> [GOAL]
Under this line sits a listing. Repeat exactly and only its lines from the one holding "Reproduce this diagram with TikZ." through the one holding "([xshift=-0.45cm]subd.north |- cnc4.south);"; skip pictures.

***

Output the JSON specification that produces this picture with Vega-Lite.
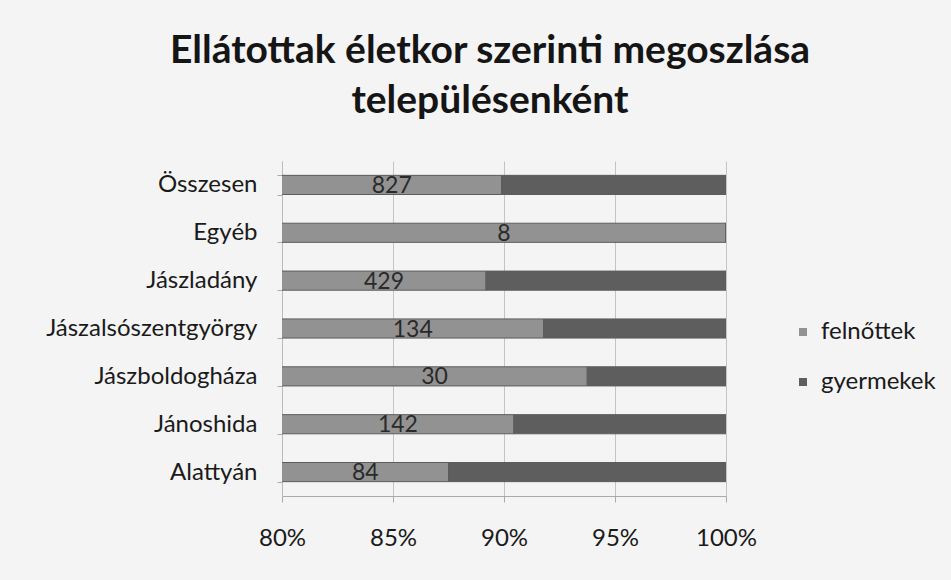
{
  "$schema": "https://vega.github.io/schema/vega-lite/v6.json",
  "width": 444,
  "height": 335,
  "autosize": {"type": "none"},
  "padding": {"left": 282, "top": 161, "right": 225, "bottom": 84},
  "background": "#f4f4f4",
  "title": {
    "text": ["Ellátottak életkor szerinti megoszlása", "településenként"],
    "font": "Lato",
    "fontSize": 39,
    "fontWeight": "bold",
    "color": "#151515",
    "anchor": "middle",
    "frame": "group",
    "lineHeight": 50,
    "dx": -14,
    "offset": 28
  },
  "data": {
    "values": [
      {"place": "Összesen", "group": "felnőttek", "count": 827},
      {"place": "Összesen", "group": "gyermekek", "count": 93},
      {"place": "Egyéb", "group": "felnőttek", "count": 8},
      {"place": "Egyéb", "group": "gyermekek", "count": 0},
      {"place": "Jászladány", "group": "felnőttek", "count": 429},
      {"place": "Jászladány", "group": "gyermekek", "count": 52},
      {"place": "Jászalsószentgyörgy", "group": "felnőttek", "count": 134},
      {"place": "Jászalsószentgyörgy", "group": "gyermekek", "count": 12},
      {"place": "Jászboldogháza", "group": "felnőttek", "count": 30},
      {"place": "Jászboldogháza", "group": "gyermekek", "count": 2},
      {"place": "Jánoshida", "group": "felnőttek", "count": 142},
      {"place": "Jánoshida", "group": "gyermekek", "count": 15},
      {"place": "Alattyán", "group": "felnőttek", "count": 84},
      {"place": "Alattyán", "group": "gyermekek", "count": 12}
    ]
  },
  "encoding": {
    "y": {
      "field": "place",
      "type": "nominal",
      "sort": ["Összesen", "Egyéb", "Jászladány", "Jászalsószentgyörgy", "Jászboldogháza", "Jánoshida", "Alattyán"],
      "scale": {"paddingInner": 0.6, "paddingOuter": 0.3},
      "axis": {
        "title": null,
        "labelFont": "Lato",
        "labelFontSize": 24,
        "labelColor": "#1a1a1a",
        "labelPadding": 20,
        "labelLimit": 0,
        "tickSize": 5,
        "tickBand": "extent",
        "tickColor": "#aaaaaa",
        "domainColor": "#bbbbbb",
        "grid": false
      }
    }
  },
  "layer": [
    {
      "mark": {"type": "bar", "clip": true, "stroke": "#5c5c5c", "strokeWidth": 1},
      "encoding": {
        "x": {
          "field": "count",
          "type": "quantitative",
          "stack": "normalize",
          "scale": {"domain": [0.8, 1]},
          "axis": {
            "title": null,
            "values": [0.8, 0.85, 0.9, 0.95, 1],
            "format": ".0%",
            "labelFont": "Lato",
            "labelFontSize": 24,
            "labelColor": "#1a1a1a",
            "labelPadding": 24,
            "labelFlush": false,
            "tickSize": 6,
            "tickColor": "#aaaaaa",
            "domainColor": "#aaaaaa",
            "grid": true,
            "gridColor": "#c4c4c4",
            "gridWidth": 1
          }
        },
        "color": {
          "field": "group",
          "type": "nominal",
          "scale": {"domain": ["felnőttek", "gyermekek"], "range": ["#929292", "#5e5e5e"]},
          "legend": {
            "title": null,
            "orient": "none",
            "legendX": 509,
            "legendY": 159,
            "padding": 0,
            "labelFont": "Lato",
            "labelFontSize": 24,
            "labelColor": "#1a1a1a",
            "labelOffset": 6,
            "symbolType": "square",
            "symbolSize": 64,
            "symbolStrokeWidth": 0,
            "rowPadding": 26
          }
        },
        "order": {"field": "group", "sort": "ascending"}
      }
    },
    {
      "transform": [
        {"stack": "count", "groupby": ["place"], "offset": "normalize", "sort": [{"field": "group", "order": "ascending"}], "as": ["s0", "s1"]},
        {"filter": "datum.group === 'felnőttek'"}
      ],
      "mark": {"type": "text", "font": "Lato", "fontSize": 23, "color": "#2a2a2a", "baseline": "middle", "align": "center", "dy": 1},
      "encoding": {
        "x": {"field": "s1", "type": "quantitative", "scale": {"domain": [0.6, 1], "range": [-222, 222]}, "axis": null},
        "text": {"field": "count", "type": "quantitative"}
      }
    }
  ],
  "resolve": {"scale": {"x": "independent"}},
  "config": {"view": {"stroke": null}}
}
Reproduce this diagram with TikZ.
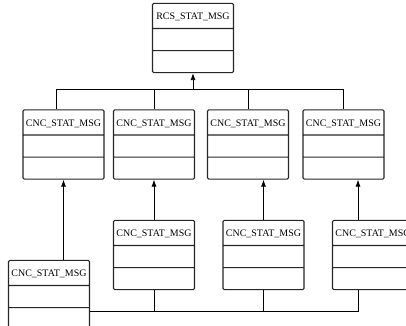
\documentclass[tikz,border=0pt]{standalone}
\usepackage{fontspec}
\setmainfont{Liberation Serif}
\usetikzlibrary{arrows.meta, shapes.multipart}

\newcommand{\msghead}[1]{\rule[-0.25cm]{0pt}{0.72cm}#1}

\begin{document}
\begin{tikzpicture}[
  x=0.03cm, y=-0.03cm,
  msg/.style={rectangle split, rectangle split parts=3, draw=black!85, line width=0.9pt, rounded corners=1pt,
    minimum width=2.43cm, inner xsep=1pt, inner ysep=0pt,
    rectangle split empty part height=0.63cm, rectangle split empty part depth=0pt,
    font=\fontsize{8.5}{10}\selectfont},
  arr/.style={-{Latex[length=2.1mm, width=1.5mm]}, line width=0.7pt},
  wire/.style={line width=0.7pt}
]
\useasboundingbox (0,0) rectangle (406,326);
\clip (0,0) rectangle (406,326);

\node[msg] (rcs) at (193,38) {\msghead{RCS\_STAT\_MSG}\nodepart{two}\nodepart{three}};

\node[msg] (cnc1) at (63.5,144.5) {\msghead{CNC\_STAT\_MSG}\nodepart{two}\nodepart{three}};
\node[msg] (cnc2) at (154,144.5)  {\msghead{CNC\_STAT\_MSG}\nodepart{two}\nodepart{three}};
\node[msg] (cnc3) at (248,144.5)  {\msghead{CNC\_STAT\_MSG}\nodepart{two}\nodepart{three}};
\node[msg] (cnc4) at (343.5,144.5) {\msghead{CNC\_STAT\_MSG}\nodepart{two}\nodepart{three}};

\node[msg] (suba) at (49,295)    {\msghead{CNC\_STAT\_MSG}\nodepart{two}\nodepart{three}};
\node[msg] (subb) at (154,255)   {\msghead{CNC\_STAT\_MSG}\nodepart{two}\nodepart{three}};
\node[msg] (subc) at (263.5,255) {\msghead{CNC\_STAT\_MSG}\nodepart{two}\nodepart{three}};
\node[msg] (subd) at (373,255)   {\msghead{CNC\_STAT\_MSG}\nodepart{two}\nodepart{three}};

\coordinate (topbus) at (0,89);
\coordinate (lowbus) at (0,311);

% upper level
\draw[wire] ([xshift=-0.2cm]cnc1.north) -- ([xshift=-0.2cm]cnc1.north |- topbus) -- (cnc4.north |- topbus) -- (cnc4.north);
\draw[wire] (cnc2.north) -- (cnc2.north |- topbus);
\draw[wire] (cnc3.north) -- (cnc3.north |- topbus);
\draw[arr] (rcs.south |- topbus) -- (rcs.south);

% lower level
\draw[arr] (cnc1.south |- suba.north) -- (cnc1.south);
\draw[arr] (subb.north) -- (cnc2.south);
\draw[arr] (subc.north) -- (subc.north |- cnc3.south);
\draw[arr] ([xshift=-0.45cm]subd.north) -- ([xshift=-0.45cm]subd.north |- cnc4.south);

\draw[wire] (suba.east |- lowbus) -- ([xshift=-0.45cm]subd.south |- lowbus) -- ([xshift=-0.45cm]subd.south);
\draw[wire] (subb.south) -- (subb.south |- lowbus);
\draw[wire] (subc.south) -- (subc.south |- lowbus);
\end{tikzpicture}
\end{document}
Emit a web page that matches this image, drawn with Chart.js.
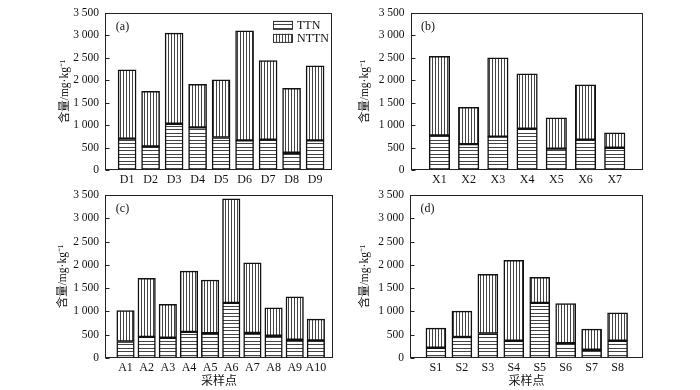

***

> [RESPONSE BELOW]
Reproduce this diagram with TikZ.
\documentclass[tikz,border=0pt]{standalone}
\usepackage{fontspec}
\setmainfont{Liberation Serif}
\usetikzlibrary{arrows.meta, shapes.multipart}

\newcommand{\msghead}[1]{\rule[-0.25cm]{0pt}{0.72cm}#1}

\begin{document}
\begin{tikzpicture}[
  x=0.03cm, y=-0.03cm,
  msg/.style={rectangle split, rectangle split parts=3, draw=black!85, line width=0.9pt, rounded corners=1pt,
    minimum width=2.43cm, inner xsep=1pt, inner ysep=0pt,
    rectangle split empty part height=0.63cm, rectangle split empty part depth=0pt,
    font=\fontsize{8.5}{10}\selectfont},
  arr/.style={-{Latex[length=2.1mm, width=1.5mm]}, line width=0.7pt},
  wire/.style={line width=0.7pt}
]
\useasboundingbox (0,0) rectangle (406,326);
\clip (0,0) rectangle (406,326);

\node[msg] (rcs) at (193,38) {\msghead{RCS\_STAT\_MSG}\nodepart{two}\nodepart{three}};

\node[msg] (cnc1) at (63.5,144.5) {\msghead{CNC\_STAT\_MSG}\nodepart{two}\nodepart{three}};
\node[msg] (cnc2) at (154,144.5)  {\msghead{CNC\_STAT\_MSG}\nodepart{two}\nodepart{three}};
\node[msg] (cnc3) at (248,144.5)  {\msghead{CNC\_STAT\_MSG}\nodepart{two}\nodepart{three}};
\node[msg] (cnc4) at (343.5,144.5) {\msghead{CNC\_STAT\_MSG}\nodepart{two}\nodepart{three}};

\node[msg] (suba) at (49,295)    {\msghead{CNC\_STAT\_MSG}\nodepart{two}\nodepart{three}};
\node[msg] (subb) at (154,255)   {\msghead{CNC\_STAT\_MSG}\nodepart{two}\nodepart{three}};
\node[msg] (subc) at (263.5,255) {\msghead{CNC\_STAT\_MSG}\nodepart{two}\nodepart{three}};
\node[msg] (subd) at (373,255)   {\msghead{CNC\_STAT\_MSG}\nodepart{two}\nodepart{three}};

\coordinate (topbus) at (0,89);
\coordinate (lowbus) at (0,311);

% upper level
\draw[wire] ([xshift=-0.2cm]cnc1.north) -- ([xshift=-0.2cm]cnc1.north |- topbus) -- (cnc4.north |- topbus) -- (cnc4.north);
\draw[wire] (cnc2.north) -- (cnc2.north |- topbus);
\draw[wire] (cnc3.north) -- (cnc3.north |- topbus);
\draw[arr] (rcs.south |- topbus) -- (rcs.south);

% lower level
\draw[arr] (cnc1.south |- suba.north) -- (cnc1.south);
\draw[arr] (subb.north) -- (cnc2.south);
\draw[arr] (subc.north) -- (subc.north |- cnc3.south);
\draw[arr] ([xshift=-0.45cm]subd.north) -- ([xshift=-0.45cm]subd.north |- cnc4.south);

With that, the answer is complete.